Also, I lay a command on this Song, that it ask permission of this Lady to speak of her; whereby one may infer that a man ought not to be presumptuous in praising another, ought not to take it for granted in his own mind that it is pleasing to the person praised, because often, when some one believes he is bestowing praise, it is taken as blame, either through defect of the speaker or through defect of him who hears. Wherefore it is requisite to have much discretion in this matter; which discretion is tantamount to asking permission, in the way in which I say that this Song or Poem should ask for it.
And thus ends the whole Literal meaning of this treatise; wherefore the order of the work now requires the Allegorical exposition, following the Truth, to be proceeded with.

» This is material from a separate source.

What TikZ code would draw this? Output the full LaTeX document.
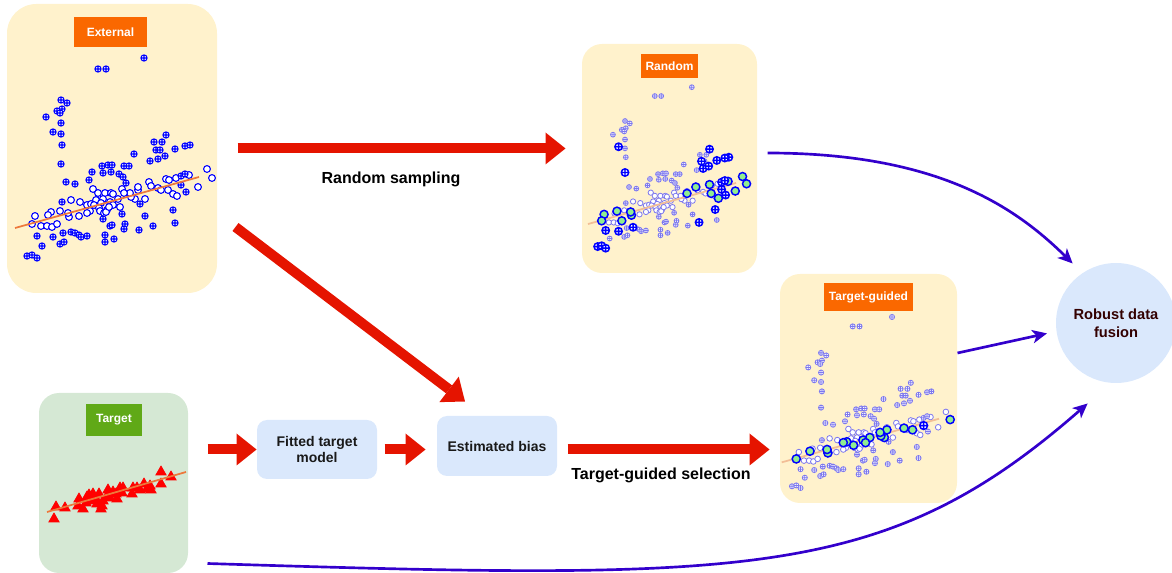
\documentclass[tikz,border=0pt]{standalone}
\usepackage{fontspec}
\setmainfont{Liberation Sans}
\usetikzlibrary{arrows.meta,calc}

\definecolor{panelYellow}{RGB}{255,242,204}
\definecolor{panelGreen}{RGB}{213,232,212}
\definecolor{boxBlue}{RGB}{218,232,252}
\definecolor{tagOrange}{RGB}{250,104,0}
\definecolor{tagGreen}{RGB}{96,169,23}
\definecolor{arrowRed}{RGB}{229,20,0}
\definecolor{curvePurple}{RGB}{51,0,204}
\definecolor{fitOrange}{RGB}{237,120,60}
\definecolor{fadeLine}{RGB}{242,190,150}
\definecolor{dotBlue}{RGB}{0,0,255}
\definecolor{fadeBlue}{RGB}{125,120,238}
\definecolor{pickGreen}{RGB}{144,238,144}
\definecolor{fusionText}{RGB}{51,0,0}

% scatter data (pixel positions inside the External panel)
\def\crosspts{144/58,98/69,106/69,61/100,67/103,62/109,57/111,60/113,46/117,61/123,53/132,61/134,62/145,61/164,134/154,166/135,154/142,162/142,156/150,160/150,175/149,185/146,190/145,165/156,158/159,150/161,102/166,108/165,112/165,124/166,129/166,92/172,89/180,103/173,111/172,119/174,123/177,126/183,66/182,75/184,181/176,185/174,181/185,186/192,62/202,140/204,122/214,145/216,173/210,103/219,110/226,112/225,125/224,124/229,139/230,153/226,175/223,37/236,53/237,63/233,71/232,75/233,79/235,81/237,87/236,105/235,105/242,114/239,60/244,64/242,42/246,27/256,32/255,37/258}
\def\ringpts{207/169,212/178,198/187,149/182,151/186,158/188,166/179,169/180,176/178,189/175,161/190,168/190,173/194,177/196,145/199,135/199,131/197,138/190,130/193,93/189,98/193,105/193,111/193,113/194,122/189,124/193,103/199,110/202,118/199,96/200,101/203,71/200,80/202,87/205,91/204,94/205,99/208,90/211,87/213,100/211,104/213,107/210,120/207,113/205,60/211,51/212,48/215,35/216,69/217,79/216,68/213,32/224,41/226,47/226,52/227,57/224,106/212,109/207,138/187}
\def\rndcross{53/132,61/164,166/135,156/150,158/159,165/156,175/149,190/145,185/146,181/176,185/174,181/185,186/192,173/210,153/226,37/236,53/237,71/232,27/256,32/255,37/258}
\def\rndring{207/169,212/178,198/187,166/179,177/196,189/175,168/190,149/182,138/190,35/216,32/224,51/212,57/224,69/217,68/213}
\def\tgring{212/178,168/190,158/188,138/190,135/199,131/197,130/193,118/199,110/202,113/205,99/208,91/204,87/205,69/217,68/213,48/215,32/224}
\def\tripts{54/518,56/506,65/507,79/498,78/505,83/508,87/496,89/494,93/493,96/498,99/493,101/508,103/500,108/489,113/491,117/498,116/493,120/487,123/487,132/493,133/487,137/487,144/483,147/488,150/485,151/489,161/471,161/483,171/476,107/495,110/497,93/500,86/502,97/503,102/505,122/492,140/489}

\tikzset{every picture/.style={line width=0.75pt}}
\tikzset{
  panel/.style={rounded corners=22pt, inner sep=0pt},
  tag/.style={inner sep=0pt, text=white, font=\bfseries\fontsize{9}{10}\selectfont},
  stepbox/.style={fill=boxBlue, rounded corners=7.5pt, inner sep=0pt, align=center, text=black!90, font=\bfseries\fontsize{10.5}{12}\selectfont},
  bigarrow/.style={draw=arrowRed, line width=7.5pt, -{Triangle[length=15pt,width=24pt,line width=0pt]}},
  flow/.style={draw=curvePurple, line width=2pt, -{Stealth[length=11pt,width=10pt,inset=3pt]}},
  edgelabel/.style={inner sep=0pt, font=\bfseries\fontsize{12}{14}\selectfont},
  ring/.style={draw=dotBlue, fill=white, line width=0.8pt},
  cross/.style={draw=dotBlue, fill=white, line width=0.8pt},
  fadedot/.style={draw=fadeBlue, fill=white, line width=0.6pt},
  pickring/.style={draw=dotBlue, fill=pickGreen, line width=1.1pt},
  pickcross/.style={draw=dotBlue, fill=white, line width=1.1pt},
  fitline/.style={draw=fitOrange, line width=1.3pt},
  tri/.style={draw=red, fill=red, line width=0.5pt}
}

\begin{document}
\begin{tikzpicture}[x=0.75pt,y=0.75pt,yscale=-1,xscale=1]
\useasboundingbox (0,0) rectangle (1172,573);

%Shape: Rounded Rect [External]
\node[panel, fill=panelYellow, minimum width=157.5pt, minimum height=216.75pt] (ext) at (112,148.5) {};
%Shape: Rounded Rect [Random]
\node[panel, fill=panelYellow, rounded corners=15pt, minimum width=131.25pt, minimum height=171.75pt] (rnd) at (669.5,158.5) {};
%Shape: Rounded Rect [Target-guided]
\node[panel, fill=panelYellow, rounded corners=15pt, minimum width=132.75pt, minimum height=171.75pt] (tg) at (868.5,388.5) {};
%Shape: Rounded Rect [Target]
\node[panel, fill=panelGreen, rounded corners=15pt, minimum width=111.75pt, minimum height=135pt] (tgt) at (113.5,483) {};

%Scatter: External
\foreach \x/\y in \ringpts {\draw[ring] (\x,\y) circle (3.4);}
\foreach \x/\y in \crosspts {\draw[cross] (\x,\y) circle (3.1) ++(-3.1,0) -- ++(6.2,0) ++(-3.1,-3.1) -- ++(0,6.2);}
\draw[fitline] (15,228) -- (199,177);

%Scatter: Random
\begin{scope}[shift={(575.9,40.5)}, scale=0.805]
\foreach \x/\y in \ringpts {\draw[fadedot] (\x,\y) circle (3.3);}
\foreach \x/\y in \crosspts {\draw[fadedot] (\x,\y) circle (3) ++(-3,0) -- ++(6,0) ++(-3,-3) -- ++(0,6);}
\draw[fitline, fadeLine] (15,228) -- (199,177);
\foreach \x/\y in \rndring {\draw[pickring] (\x,\y) circle (5);}
\foreach \x/\y in \rndcross {\draw[pickcross] (\x,\y) circle (4.6) ++(-4.6,0) -- ++(9.2,0) ++(-4.6,-4.6) -- ++(0,9.2);}
\end{scope}

%Scatter: Target-guided
\begin{scope}[shift={(768.9,267.4)}, scale=0.855]
\foreach \x/\y in \ringpts {\draw[fadedot] (\x,\y) circle (3.3);}
\foreach \x/\y in \crosspts {\draw[fadedot] (\x,\y) circle (3) ++(-3,0) -- ++(6,0) ++(-3,-3) -- ++(0,6);}
\draw[fitline, fadeLine] (15,228) -- (199,177);
\foreach \x/\y in \tgring {\draw[pickring] (\x,\y) circle (4.8);}
\draw[pickcross] (181,185) circle (4.6) ++(-4.6,0) -- ++(9.2,0) ++(-4.6,-4.6) -- ++(0,9.2);
\end{scope}

%Scatter: Target
\foreach \x/\y in \tripts {\draw[tri] (\x-5.2,\y+4) -- (\x+5.2,\y+4) -- (\x,\y-5) -- cycle;}
\draw[fitline] (47,512) -- (186,472);

% Text Node
\node[tag, fill=tagOrange, minimum width=54.75pt, minimum height=22.5pt] (extTag) at (110.5,32) {External};
% Text Node
\node[tag, fill=tagOrange, minimum width=42.75pt, minimum height=18pt] (rndTag) at (669.5,66) {Random};
% Text Node
\node[tag, fill=tagOrange, minimum width=66.75pt, minimum height=21pt] (tgTag) at (868.5,297) {Target-guided};
% Text Node
\node[tag, fill=tagGreen, minimum width=42pt, minimum height=24pt] (tgtTag) at (114,420) {Target};

%Shape: Rounded Rect
\node[stepbox, minimum width=90pt, minimum height=44.25pt] (fit) at (317,449.5) {Fitted target\\model};
%Shape: Rounded Rect
\node[stepbox, minimum width=90pt, minimum height=45pt] (bias) at (497,446) {Estimated bias};
%Shape: Circle
\node[circle, fill=boxBlue, minimum size=90pt, inner sep=0pt, align=center, text=fusionText, font=\bfseries\fontsize{11}{13.3}\selectfont] (fusion) at (1116,323) {Robust data\\fusion};

% Text Node
\node[edgelabel] (rsLabel) at (391,179) {Random sampling};
% Text Node
\node[edgelabel] (tgLabel) at (661,475) {Target-guided selection};

%Red arrows
\draw[bigarrow, shorten <=15pt, shorten >=12pt] (ext.east) -- (ext.east -| rnd.west);
\draw[bigarrow] ($(ext.east)+(18,78.5)$) -- ($(bias.north)+(-32,-14)$);
\draw[bigarrow, shorten <=14.25pt] (fit.west -| tgt.east) -- (fit.west);
\draw[bigarrow, shorten <=5.25pt, shorten >=8.25pt] (fit.east) -- (fit.east -| bias.west);
\draw[bigarrow, shorten <=7.5pt, shorten >=7.5pt] (fit.east -| bias.east) -- (fit.east -| tg.west);

%Purple curves
\draw[flow, shorten >=10pt] ($(rnd.east)+(10,-5.5)$) .. controls +(170,0) and +(-67,-66) .. (fusion.124);
\draw[flow, shorten >=7pt] ($(tg.east)+(0,-35.5)$) -- (fusion.188);
\draw[flow, shorten >=23pt] ($(tgt.south east)+(19,-10)$) .. controls +(543,17) and +(-225,197) .. (fusion.265);

\end{tikzpicture}
\end{document}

Returning now, as the order requires, to the beginning of the Song, I say that this Lady is that Lady of the Intellect who is called Philosophy. But naturally praise excites a desire to know the person praised; and to know the thing may be to know what it is considered to be in itself, and in all that pertains to it, as the Philosopher says in the beginning of the book On Physics; and the name may reveal this when it bears some meaning, as he says in the fourth chapter of the Metaphysics, where it is said that the definition is that reason which the name signifies. Here, therefore, it is necessary, before proceeding farther with her praises, to prove and to say what this is that is called Philosophy, what this name signifies; and when this has been demonstrated, the present Allegory will be more efficaciously discussed. And first of all I will state who first gave this name; then I shall proceed to its signification.
I say, then, that anciently in Italy, almost from the beginning of the foundation of Rome, which was seven hundred and fifty years, a little more or less, before the advent of the Saviour, according as Paul Orosius writes, about the time of Numa Pompilius, second king of the Romans, there lived a most noble Philosopher, who was named Pythagoras. And that he might be living about that time appears from something to which Titus Livius alludes incidentally in the first part of his History. And before him they were called the followers of Science, not Philosophers but Wise Men such as were those Seven most ancient Wise Men, who still live in popular fame. The first of them had the name of Solon, the second Chilon, the third Periander, the fourth Talus, the fifth Cleobulus, the sixth Bias, the seventh Pittacus. Pythagoras, being asked if he were considered to be a Wise Man, rejected this name, and stated himself to be not a Wise Man, but a Lover of Wisdom. And from this circumstance it subsequently arose that any man studious to acquire knowledge, was called a Lover of Wisdom, that is, a Philosopher; for inasmuch as “Philo” in Greek is equivalent to “Love” and “sophia” is equivalent to Wisdom, therefore, “Philo and sophia” mean the same as Love of Wisdom. Wherefore it is possible to see that those two words make that name Philosopher, which is as much as to say Lover of Wisdom. Therefore it may be observed that it is not a term of arrogance, but of humility.